He paws were crossed and her chin was resting on her paws.
She waited until no one was with her to go.
I guess she did it her way up until the end.

I miss her so much but I know she is at peace.


----------



## brens29 (Apr 17, 2012)

So sorry for your loss, it sounds like she was at peace...


----------



## Bob Dylan (Mar 31, 2009)

Rest In Peace sweet Sienna.


----------



## cubbysan (Mar 13, 2007)

Hugs going your way...


----------



## HolDaisy (Jan 10, 2012)

So sorry to read about Sienna passing  it sounds as if she went very peacefully. Take care


----------



## AmberSunrise (Apr 1, 2009)

I am so sorry for your loss.

Sleep softly, sweet Sienna


----------



## PrincessDi (Jun 8, 2009)

That song definitely sounds like how Sienna slipped away in her sleep. Such a special girl and I know that she leaves such a hole. Your girl touched so many in her short life. I truly cried when I read that she was gone to the bridge. Big hugs to you at this sad time.


----------



## Sophie_Mom (Jan 21, 2009)

I'm so so sorry to hear of your loss. I will be thinking of you. Take care of your heart.


----------



## Debles (Sep 6, 2007)

I am so very sorry for your loss of Sienna. Godspeed dear girl.


----------



## Nath (May 12, 2011)

So very sorry for your lost. It is peaceful to her she passed quietly in her sleep, but it doesn't make it easier.


----------



## Allan's Girl (Apr 16, 2009)

Vicki,
I am so sorry. This is a very hard time. I know Sienna is still with you in your heart.


----------



## Neeko13 (Jul 10, 2010)

So so sorry to hear about your Sienna....prayers for you and your family...RIP Sweet Sienna..


----------



## Rob's GRs (Feb 25, 2007)

I too would like to say that I am sorry to read about the loss of your Sienna.


----------



## VickiR (Jun 16, 2011)

Sienna at her last event with Pets on Wheels.
This was taken at the Baltimore St. Patrick's Day parade on March 11th.









I miss her so much


----------



## coppers-mom (Jan 9, 2009)

That's a beautiful picture of a beautiful and oh so sweet girl.


----------



## Jennifer1 (Mar 31, 2012)

I'm so very sorry


----------



## monarchs_joy (Aug 13, 2011)

Oh goodness, I just saw this. I'm so sorry for your loss. I have tears just reading this thread. Many hugs to you. My heart breaks for you. May Sienna run free and play hard at the bridge and may you find peace and healing for a broken heart.


----------



## jealous1 (Dec 7, 2007)

I am so sorry for your loss. Sienna was such a beautiful girl--may the memories she left you comfort you in the days ahead.


----------



## Allan's Girl (Apr 16, 2009)

VickiR said:


> Sienna at her last event with Pets on Wheels.
> This was taken at the Baltimore St. Patrick's Day parade on March 11th.
> 
> View attachment 113513
> ...


I swear you can see into her soul in this picture. What a sweet, kind, gentle soul.


----------



## *Laura* (Dec 13, 2011)

What a beautiful girl. I'm so sorry for your loss. Run free sweet Sienna


----------



## my4goldens (Jan 21, 2009)

I am so very sorry for your loss. Rest in peace, Sienna.


----------



## CAROLINA MOM (May 12, 2009)

I am so very sorry for the loss of your sweet beautiful Sienna. 
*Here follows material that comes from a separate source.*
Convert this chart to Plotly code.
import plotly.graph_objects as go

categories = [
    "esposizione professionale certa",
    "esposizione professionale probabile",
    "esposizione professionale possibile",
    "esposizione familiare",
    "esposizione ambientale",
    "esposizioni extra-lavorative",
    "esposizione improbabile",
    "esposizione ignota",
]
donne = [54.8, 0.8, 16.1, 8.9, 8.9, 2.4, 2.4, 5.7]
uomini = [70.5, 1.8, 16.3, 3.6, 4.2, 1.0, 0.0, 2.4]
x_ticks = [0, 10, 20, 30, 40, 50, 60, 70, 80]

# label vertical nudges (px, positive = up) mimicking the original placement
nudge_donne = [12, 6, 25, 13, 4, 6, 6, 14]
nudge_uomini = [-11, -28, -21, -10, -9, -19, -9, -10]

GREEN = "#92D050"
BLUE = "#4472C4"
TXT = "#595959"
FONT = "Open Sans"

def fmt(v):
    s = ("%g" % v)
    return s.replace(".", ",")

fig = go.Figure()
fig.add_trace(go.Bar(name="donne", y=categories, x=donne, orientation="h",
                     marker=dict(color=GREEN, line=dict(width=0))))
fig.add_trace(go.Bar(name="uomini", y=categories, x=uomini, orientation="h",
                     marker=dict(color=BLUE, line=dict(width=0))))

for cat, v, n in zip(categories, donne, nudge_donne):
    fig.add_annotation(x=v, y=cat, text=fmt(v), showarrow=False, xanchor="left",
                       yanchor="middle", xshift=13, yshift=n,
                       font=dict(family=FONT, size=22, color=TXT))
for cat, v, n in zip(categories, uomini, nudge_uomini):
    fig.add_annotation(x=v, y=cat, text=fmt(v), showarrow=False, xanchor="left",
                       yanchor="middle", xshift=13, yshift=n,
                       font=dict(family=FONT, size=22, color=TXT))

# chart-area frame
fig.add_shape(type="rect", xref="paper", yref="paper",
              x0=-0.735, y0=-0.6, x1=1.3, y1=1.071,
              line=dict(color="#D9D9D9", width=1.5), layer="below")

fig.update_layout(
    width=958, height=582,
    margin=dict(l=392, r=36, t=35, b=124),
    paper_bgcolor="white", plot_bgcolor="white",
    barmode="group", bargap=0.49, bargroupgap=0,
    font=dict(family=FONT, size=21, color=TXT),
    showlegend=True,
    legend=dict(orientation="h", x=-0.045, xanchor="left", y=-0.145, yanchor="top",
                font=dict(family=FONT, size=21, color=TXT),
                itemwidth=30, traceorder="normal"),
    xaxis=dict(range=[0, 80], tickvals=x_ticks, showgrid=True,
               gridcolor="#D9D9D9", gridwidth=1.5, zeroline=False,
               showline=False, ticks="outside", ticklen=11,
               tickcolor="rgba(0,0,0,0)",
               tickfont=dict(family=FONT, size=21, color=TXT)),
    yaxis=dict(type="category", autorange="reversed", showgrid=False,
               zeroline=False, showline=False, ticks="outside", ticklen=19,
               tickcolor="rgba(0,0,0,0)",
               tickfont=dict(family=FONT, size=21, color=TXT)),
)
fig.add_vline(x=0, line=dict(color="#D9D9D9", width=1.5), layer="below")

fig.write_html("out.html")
My thoughts and prayers are with you during this sad time. 


Godspeed sweet girl.


----------



## Buddy's mom forever (Jun 23, 2011)

Sienna was the one of the most sweet souls on this forum. I will be thinking of her tomorrow as many of her friends at the nursing home.


----------



## PrincessDi (Jun 8, 2009)

What a beautiful and sweet girl! I know that Sienna is sorely missed by all the people that she touched!! So sorry for your loss.


----------



## VickiR (Jun 16, 2011)

Thanks to everyone for your continued support.

I picked up Sienna's ashes this afternoon.

Sienna's vet tech friend (the one who picked her up on Sunday, took her to the vet's office and made arrangements) did a plaster paw print and also cut a baggie full of fur.

Sienna had the most incrediblely soft fur that I ever felt. 

I miss being able to touch her.
Whenever we sat to watch TV, she always wanted me to hold her paw.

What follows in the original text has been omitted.